§ **DATA EXTRACT**:
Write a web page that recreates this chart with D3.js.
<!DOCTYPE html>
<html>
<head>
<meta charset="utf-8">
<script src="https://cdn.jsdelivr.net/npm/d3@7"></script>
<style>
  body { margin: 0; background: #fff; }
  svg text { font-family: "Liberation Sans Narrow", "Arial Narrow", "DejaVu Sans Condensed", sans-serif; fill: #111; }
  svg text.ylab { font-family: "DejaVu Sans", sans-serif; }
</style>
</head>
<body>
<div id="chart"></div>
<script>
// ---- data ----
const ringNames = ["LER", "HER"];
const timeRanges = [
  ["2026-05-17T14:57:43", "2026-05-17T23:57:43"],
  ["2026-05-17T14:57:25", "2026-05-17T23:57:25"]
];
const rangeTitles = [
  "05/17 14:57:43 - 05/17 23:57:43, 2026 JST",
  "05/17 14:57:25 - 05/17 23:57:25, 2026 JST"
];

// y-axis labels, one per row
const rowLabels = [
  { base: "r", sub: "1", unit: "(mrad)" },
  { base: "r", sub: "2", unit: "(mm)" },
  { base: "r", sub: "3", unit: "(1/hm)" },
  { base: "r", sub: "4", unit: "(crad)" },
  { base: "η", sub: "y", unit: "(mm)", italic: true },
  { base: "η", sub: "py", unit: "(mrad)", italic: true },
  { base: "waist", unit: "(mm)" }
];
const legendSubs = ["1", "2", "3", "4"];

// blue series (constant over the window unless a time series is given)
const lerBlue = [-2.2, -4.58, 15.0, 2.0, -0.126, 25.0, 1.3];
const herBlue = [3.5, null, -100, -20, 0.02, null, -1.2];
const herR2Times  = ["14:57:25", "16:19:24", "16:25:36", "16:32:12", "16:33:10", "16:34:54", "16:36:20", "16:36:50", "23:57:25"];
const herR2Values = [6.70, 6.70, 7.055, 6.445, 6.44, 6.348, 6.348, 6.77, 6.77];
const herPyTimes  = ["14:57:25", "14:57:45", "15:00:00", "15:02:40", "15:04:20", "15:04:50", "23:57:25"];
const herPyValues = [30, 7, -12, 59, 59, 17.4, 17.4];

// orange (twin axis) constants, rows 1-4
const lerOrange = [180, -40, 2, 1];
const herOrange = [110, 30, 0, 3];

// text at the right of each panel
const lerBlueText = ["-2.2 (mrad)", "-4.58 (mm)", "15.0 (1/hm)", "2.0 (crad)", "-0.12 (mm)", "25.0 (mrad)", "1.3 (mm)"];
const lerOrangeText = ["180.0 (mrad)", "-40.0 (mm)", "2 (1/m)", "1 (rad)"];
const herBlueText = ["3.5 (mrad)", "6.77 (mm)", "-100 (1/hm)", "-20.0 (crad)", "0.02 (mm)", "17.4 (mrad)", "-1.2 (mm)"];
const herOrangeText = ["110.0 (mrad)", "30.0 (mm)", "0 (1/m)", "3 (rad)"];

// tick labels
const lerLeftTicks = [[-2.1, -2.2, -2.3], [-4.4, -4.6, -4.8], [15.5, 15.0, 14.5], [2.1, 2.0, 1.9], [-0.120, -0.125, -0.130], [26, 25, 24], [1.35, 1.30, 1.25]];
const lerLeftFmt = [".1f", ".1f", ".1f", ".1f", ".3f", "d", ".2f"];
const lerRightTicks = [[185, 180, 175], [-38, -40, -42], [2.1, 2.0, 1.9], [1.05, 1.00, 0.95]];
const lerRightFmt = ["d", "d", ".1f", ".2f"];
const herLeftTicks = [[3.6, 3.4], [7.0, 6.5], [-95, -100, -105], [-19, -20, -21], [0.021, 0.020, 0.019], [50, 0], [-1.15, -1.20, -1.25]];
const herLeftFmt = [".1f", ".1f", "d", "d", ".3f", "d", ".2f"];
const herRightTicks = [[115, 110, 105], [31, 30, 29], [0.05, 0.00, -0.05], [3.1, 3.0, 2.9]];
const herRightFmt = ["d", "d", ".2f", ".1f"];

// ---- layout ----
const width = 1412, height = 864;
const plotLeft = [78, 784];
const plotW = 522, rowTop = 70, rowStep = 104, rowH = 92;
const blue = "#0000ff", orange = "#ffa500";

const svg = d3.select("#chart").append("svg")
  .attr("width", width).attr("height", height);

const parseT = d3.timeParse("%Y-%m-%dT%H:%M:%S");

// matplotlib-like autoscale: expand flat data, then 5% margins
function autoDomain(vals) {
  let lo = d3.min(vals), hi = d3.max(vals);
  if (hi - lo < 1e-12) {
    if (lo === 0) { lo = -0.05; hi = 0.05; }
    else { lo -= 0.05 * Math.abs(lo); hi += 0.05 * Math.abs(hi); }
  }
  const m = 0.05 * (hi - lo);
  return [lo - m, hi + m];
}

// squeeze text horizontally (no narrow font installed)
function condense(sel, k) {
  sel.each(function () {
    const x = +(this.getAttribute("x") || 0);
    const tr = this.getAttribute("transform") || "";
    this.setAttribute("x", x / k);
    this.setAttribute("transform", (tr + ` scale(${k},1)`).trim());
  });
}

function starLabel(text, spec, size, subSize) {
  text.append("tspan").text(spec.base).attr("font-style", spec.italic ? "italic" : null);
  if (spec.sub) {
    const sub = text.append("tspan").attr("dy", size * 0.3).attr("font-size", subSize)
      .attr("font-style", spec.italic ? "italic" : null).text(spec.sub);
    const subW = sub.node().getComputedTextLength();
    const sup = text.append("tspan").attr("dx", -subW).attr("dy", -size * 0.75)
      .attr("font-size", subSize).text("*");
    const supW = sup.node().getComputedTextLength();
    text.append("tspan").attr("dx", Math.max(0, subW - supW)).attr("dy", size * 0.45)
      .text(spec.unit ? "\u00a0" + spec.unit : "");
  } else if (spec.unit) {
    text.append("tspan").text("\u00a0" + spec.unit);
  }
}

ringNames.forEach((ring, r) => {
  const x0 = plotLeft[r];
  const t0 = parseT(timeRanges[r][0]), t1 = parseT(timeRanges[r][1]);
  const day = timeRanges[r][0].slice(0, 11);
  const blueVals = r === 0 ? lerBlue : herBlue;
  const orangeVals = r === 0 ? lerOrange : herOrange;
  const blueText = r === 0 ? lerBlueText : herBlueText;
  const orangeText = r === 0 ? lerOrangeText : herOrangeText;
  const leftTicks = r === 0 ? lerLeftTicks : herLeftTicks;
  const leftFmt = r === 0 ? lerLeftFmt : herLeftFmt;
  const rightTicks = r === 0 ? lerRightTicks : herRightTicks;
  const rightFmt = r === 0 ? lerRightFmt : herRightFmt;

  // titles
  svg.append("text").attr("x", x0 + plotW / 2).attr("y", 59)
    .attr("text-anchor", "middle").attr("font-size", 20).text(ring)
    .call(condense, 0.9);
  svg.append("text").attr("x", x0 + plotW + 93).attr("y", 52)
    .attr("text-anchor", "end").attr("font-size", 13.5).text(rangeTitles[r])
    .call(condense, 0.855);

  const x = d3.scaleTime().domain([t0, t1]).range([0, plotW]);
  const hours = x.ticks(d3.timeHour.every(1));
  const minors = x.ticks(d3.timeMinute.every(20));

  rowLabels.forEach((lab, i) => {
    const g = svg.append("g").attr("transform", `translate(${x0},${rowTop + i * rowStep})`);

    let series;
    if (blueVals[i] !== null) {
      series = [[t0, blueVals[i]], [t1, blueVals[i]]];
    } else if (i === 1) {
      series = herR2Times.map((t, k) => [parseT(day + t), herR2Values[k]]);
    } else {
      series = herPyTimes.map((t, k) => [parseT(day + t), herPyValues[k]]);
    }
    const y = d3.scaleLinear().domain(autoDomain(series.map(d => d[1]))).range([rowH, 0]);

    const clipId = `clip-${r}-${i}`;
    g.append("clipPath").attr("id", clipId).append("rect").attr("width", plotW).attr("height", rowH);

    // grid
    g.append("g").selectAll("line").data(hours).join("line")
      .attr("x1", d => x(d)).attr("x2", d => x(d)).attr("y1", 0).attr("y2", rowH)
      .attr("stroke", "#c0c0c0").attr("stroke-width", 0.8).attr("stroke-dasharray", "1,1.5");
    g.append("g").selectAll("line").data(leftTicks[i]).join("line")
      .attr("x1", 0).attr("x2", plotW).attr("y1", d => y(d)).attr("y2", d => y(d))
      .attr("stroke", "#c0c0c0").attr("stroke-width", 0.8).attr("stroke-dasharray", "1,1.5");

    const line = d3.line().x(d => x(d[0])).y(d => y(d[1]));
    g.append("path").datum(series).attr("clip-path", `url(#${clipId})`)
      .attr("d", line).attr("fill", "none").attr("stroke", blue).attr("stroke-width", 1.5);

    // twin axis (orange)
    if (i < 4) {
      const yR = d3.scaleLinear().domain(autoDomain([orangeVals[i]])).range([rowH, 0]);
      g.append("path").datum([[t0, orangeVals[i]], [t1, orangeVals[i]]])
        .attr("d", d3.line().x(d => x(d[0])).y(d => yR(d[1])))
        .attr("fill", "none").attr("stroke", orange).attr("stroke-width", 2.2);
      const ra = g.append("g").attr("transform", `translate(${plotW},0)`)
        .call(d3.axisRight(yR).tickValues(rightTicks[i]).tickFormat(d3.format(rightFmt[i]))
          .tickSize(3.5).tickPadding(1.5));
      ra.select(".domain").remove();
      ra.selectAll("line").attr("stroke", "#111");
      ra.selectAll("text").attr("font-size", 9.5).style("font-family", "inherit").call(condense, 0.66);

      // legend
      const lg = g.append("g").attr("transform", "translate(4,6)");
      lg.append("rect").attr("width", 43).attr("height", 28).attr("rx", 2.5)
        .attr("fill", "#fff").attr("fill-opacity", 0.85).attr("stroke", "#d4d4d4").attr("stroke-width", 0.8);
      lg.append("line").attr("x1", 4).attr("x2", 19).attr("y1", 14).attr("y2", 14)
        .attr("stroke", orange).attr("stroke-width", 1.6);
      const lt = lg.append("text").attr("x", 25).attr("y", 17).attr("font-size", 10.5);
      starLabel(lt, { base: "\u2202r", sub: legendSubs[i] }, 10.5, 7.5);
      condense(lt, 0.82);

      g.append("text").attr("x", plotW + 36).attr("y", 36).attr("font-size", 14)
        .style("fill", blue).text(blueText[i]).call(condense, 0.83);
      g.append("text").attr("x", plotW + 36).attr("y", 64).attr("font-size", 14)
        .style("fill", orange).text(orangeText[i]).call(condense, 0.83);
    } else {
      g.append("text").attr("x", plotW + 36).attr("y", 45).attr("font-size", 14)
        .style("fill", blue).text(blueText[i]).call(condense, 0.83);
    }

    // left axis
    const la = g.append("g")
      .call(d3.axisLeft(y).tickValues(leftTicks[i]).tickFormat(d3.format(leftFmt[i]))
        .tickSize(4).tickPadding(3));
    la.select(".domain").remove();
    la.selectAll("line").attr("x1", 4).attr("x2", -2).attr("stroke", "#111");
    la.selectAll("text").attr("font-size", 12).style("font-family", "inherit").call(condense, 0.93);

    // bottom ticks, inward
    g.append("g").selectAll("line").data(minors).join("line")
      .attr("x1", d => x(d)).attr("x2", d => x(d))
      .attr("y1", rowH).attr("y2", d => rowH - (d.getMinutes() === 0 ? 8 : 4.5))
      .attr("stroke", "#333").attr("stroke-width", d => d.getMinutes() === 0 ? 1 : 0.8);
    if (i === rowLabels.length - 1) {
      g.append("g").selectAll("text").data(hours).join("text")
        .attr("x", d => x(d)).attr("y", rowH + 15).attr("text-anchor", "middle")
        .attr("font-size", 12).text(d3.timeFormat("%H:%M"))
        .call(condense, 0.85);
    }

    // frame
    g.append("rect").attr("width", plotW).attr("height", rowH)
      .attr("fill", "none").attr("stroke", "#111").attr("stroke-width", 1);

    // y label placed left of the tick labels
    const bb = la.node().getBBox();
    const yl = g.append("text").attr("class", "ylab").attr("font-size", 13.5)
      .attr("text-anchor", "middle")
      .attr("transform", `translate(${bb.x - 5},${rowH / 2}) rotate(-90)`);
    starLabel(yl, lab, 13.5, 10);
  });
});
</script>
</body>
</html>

§ **REQUIREMENTS**: Restate, word for word and with nothing added, the lines from the first line of the listing through the one where "const herOrange = [110, 30, 0, 3];" stands.

§ **SOLUTION FOR THIS TASK**:
Write a web page that recreates this chart with D3.js.
<!DOCTYPE html>
<html>
<head>
<meta charset="utf-8">
<script src="https://cdn.jsdelivr.net/npm/d3@7"></script>
<style>
  body { margin: 0; background: #fff; }
  svg text { font-family: "Liberation Sans Narrow", "Arial Narrow", "DejaVu Sans Condensed", sans-serif; fill: #111; }
  svg text.ylab { font-family: "DejaVu Sans", sans-serif; }
</style>
</head>
<body>
<div id="chart"></div>
<script>
// ---- data ----
const ringNames = ["LER", "HER"];
const timeRanges = [
  ["2026-05-17T14:57:43", "2026-05-17T23:57:43"],
  ["2026-05-17T14:57:25", "2026-05-17T23:57:25"]
];
const rangeTitles = [
  "05/17 14:57:43 - 05/17 23:57:43, 2026 JST",
  "05/17 14:57:25 - 05/17 23:57:25, 2026 JST"
];

// y-axis labels, one per row
const rowLabels = [
  { base: "r", sub: "1", unit: "(mrad)" },
  { base: "r", sub: "2", unit: "(mm)" },
  { base: "r", sub: "3", unit: "(1/hm)" },
  { base: "r", sub: "4", unit: "(crad)" },
  { base: "η", sub: "y", unit: "(mm)", italic: true },
  { base: "η", sub: "py", unit: "(mrad)", italic: true },
  { base: "waist", unit: "(mm)" }
];
const legendSubs = ["1", "2", "3", "4"];

// blue series (constant over the window unless a time series is given)
const lerBlue = [-2.2, -4.58, 15.0, 2.0, -0.126, 25.0, 1.3];
const herBlue = [3.5, null, -100, -20, 0.02, null, -1.2];
const herR2Times  = ["14:57:25", "16:19:24", "16:25:36", "16:32:12", "16:33:10", "16:34:54", "16:36:20", "16:36:50", "23:57:25"];
const herR2Values = [6.70, 6.70, 7.055, 6.445, 6.44, 6.348, 6.348, 6.77, 6.77];
const herPyTimes  = ["14:57:25", "14:57:45", "15:00:00", "15:02:40", "15:04:20", "15:04:50", "23:57:25"];
const herPyValues = [30, 7, -12, 59, 59, 17.4, 17.4];

// orange (twin axis) constants, rows 1-4
const lerOrange = [180, -40, 2, 1];
const herOrange = [110, 30, 0, 3];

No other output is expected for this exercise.